I did this with school uniforms. The High School that I attended had a pretty strict dress code – collared shirt, khaki or navy pants, shorts, or skirts, tucked in shirt, no facial hair for males, black or brown belts, and restrictions on shoe types, outerwear types and colors, and other things that have blessedly fallen out of my brain in the intervening years. The administration desired a student body that looked neat and respectable to express an orderly learning environment and to prepare us for professional life. In 4 years at that school, I failed to earn a single reprimand for dress code infractions, but that doesn’t tell the whole story. In following the dress code to the letter of the law, I deliberately failed to look neat and respectable. Facial hair wasn’t allowed, but the rules said nothing about sideburns. So, I grew out my sideburns down past my ears to my jawline. They allowed sneakers as an acceptable type of shoe, but the rules failed specify the condition of said sneakers. So, I often wore Converse that got covered in marker, drawings, and holes. I always wore my collared shirt, and it consistently remain tucked into my belted pants. However, my waistline in this scenario ended up so poorly defined that I don’t think the met the brief. I never got in trouble. I followed the rules, but they didn’t get the tidy looking student that they wanted out of me. I maliciously complied.

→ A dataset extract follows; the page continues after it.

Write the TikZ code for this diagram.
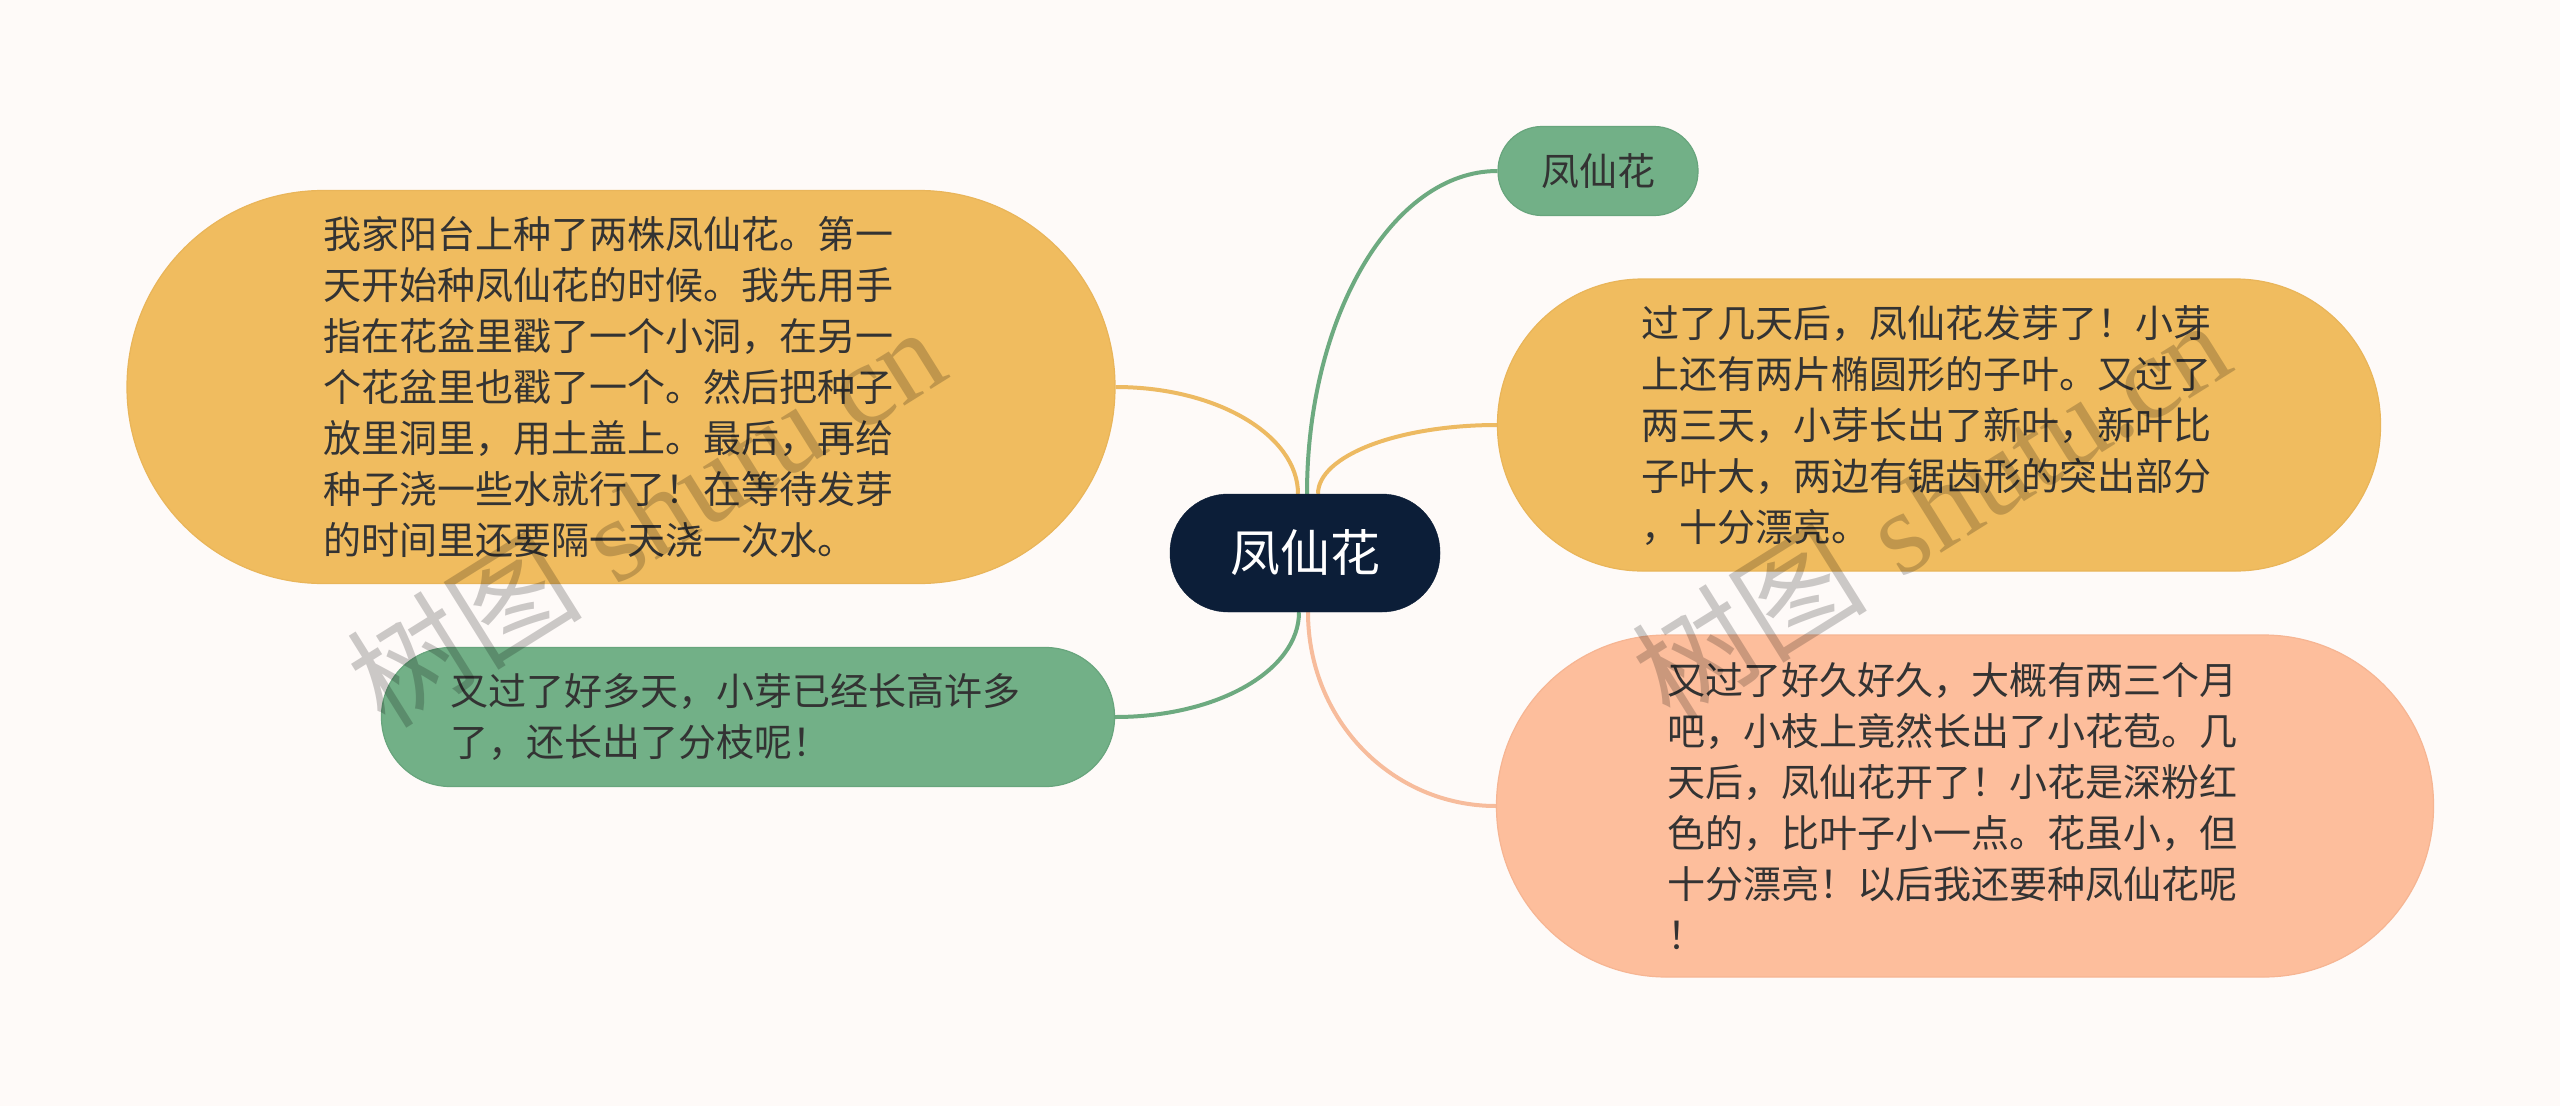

In this chunk of the Sermon on the Mount, Jesus tells us not to merely maliciously comply with the Law but actually live out its purpose. The sermon builds, a couple of chapters later, in Matthew 7 to the love commandment as a summation of the Law and the Prophets. Humanity should love God and love neighbor. The Law exists to define for us what loving looks like, and the Prophets exist to call us back to our loving ways. In each of Christ’s proclamations on anger, adultery, divorce, and oaths, he takes something from the Law and extends it. “You have heard that it was said, “You shall not commit adultery.” But I say to you that everyone who looks at a woman with lust has already committed adultery with her in his heart.” (Mathew 5:27-28 NRSV) The Law, as written, only requires you to not commit adultery. Christ extends it to what goes on in your head. This raises the bar of loving far higher. Don’t just avoid doing the thing, but instead, don’t let the thought of it enter your mind.

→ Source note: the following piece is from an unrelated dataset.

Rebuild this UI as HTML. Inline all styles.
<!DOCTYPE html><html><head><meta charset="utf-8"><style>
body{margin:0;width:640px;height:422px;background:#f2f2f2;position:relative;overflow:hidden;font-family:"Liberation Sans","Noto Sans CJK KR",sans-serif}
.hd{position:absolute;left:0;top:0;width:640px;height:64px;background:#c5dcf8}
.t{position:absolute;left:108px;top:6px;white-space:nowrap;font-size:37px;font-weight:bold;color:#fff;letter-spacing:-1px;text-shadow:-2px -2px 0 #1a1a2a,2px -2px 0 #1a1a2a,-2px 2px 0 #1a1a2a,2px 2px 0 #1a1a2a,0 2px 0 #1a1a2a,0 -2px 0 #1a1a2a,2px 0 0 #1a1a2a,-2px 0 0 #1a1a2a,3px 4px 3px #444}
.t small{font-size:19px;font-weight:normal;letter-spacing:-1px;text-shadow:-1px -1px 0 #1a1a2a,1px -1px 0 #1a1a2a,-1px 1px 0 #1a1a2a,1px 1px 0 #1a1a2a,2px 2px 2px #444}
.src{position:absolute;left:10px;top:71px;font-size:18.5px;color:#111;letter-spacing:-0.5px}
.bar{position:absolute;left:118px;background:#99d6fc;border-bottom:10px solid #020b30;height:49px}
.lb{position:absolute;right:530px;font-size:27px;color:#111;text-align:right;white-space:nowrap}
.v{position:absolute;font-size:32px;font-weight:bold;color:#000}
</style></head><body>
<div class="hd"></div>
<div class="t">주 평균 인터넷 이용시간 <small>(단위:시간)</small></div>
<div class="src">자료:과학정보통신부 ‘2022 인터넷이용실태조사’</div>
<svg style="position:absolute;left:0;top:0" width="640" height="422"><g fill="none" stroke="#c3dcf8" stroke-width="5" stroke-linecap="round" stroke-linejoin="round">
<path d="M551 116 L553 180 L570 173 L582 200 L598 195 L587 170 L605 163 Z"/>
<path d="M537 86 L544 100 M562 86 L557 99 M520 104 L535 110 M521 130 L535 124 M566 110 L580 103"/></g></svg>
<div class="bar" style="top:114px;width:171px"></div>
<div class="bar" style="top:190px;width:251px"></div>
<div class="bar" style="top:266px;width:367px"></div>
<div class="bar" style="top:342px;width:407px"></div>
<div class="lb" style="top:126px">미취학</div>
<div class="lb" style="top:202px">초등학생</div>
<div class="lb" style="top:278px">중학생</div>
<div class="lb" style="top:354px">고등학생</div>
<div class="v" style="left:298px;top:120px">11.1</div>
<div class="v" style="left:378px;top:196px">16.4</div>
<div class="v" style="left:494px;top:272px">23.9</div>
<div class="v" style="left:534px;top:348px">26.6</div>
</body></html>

This doesn’t reject the original teaching. It gets to the real purpose behind it. Loving someone doesn’t just mean not murdering them. It means not harboring ill will towards them in your inner being. Loving involves wishes the best for someone, so if love sits at the heart of the Law, then, it cannot stop at simply avoiding a violent act. Fidelity works the same way. To love your spouse or partner doesn’t just mean avoiding relations with someone else. That’s certainly part of it, but true love means that your inward desires match your outward expression.
To meet the letter of the Law, you can easily inwardly hate and outwardly comply. You can hold all the grudges that you want, and as long as you don’t act on them, you’ve met the on paper requirement. You can lust after every attractive person you pass, but as long as that doesn’t lead to outward action, you’re theoretically good. You can lie as much as you want as long as it’s not when you’re under oath. This is malicious compliance though. It misses the point of the Law. It doesn’t create a loving world – just a less violent, adultery filled, and dishonest one. You’ve met only the first half of loving another – not doing harm. You missed the more profound step – wishing and doing good.
In a Christian life, we seek to actually become more life Christ rather than technically meet a set of arbitrary requirements. It does little good to maliciously comply with one who knows your innermost thoughts. We cannot face God and simply say, “Well, I didn’t kill him.” God knows what your heart said. Instead, to be like Christ means loving even those who harm you, to repay even the most grievous harm with good. This starts with what we hold in our hearts. It runs far deeper than compliance with a rule set.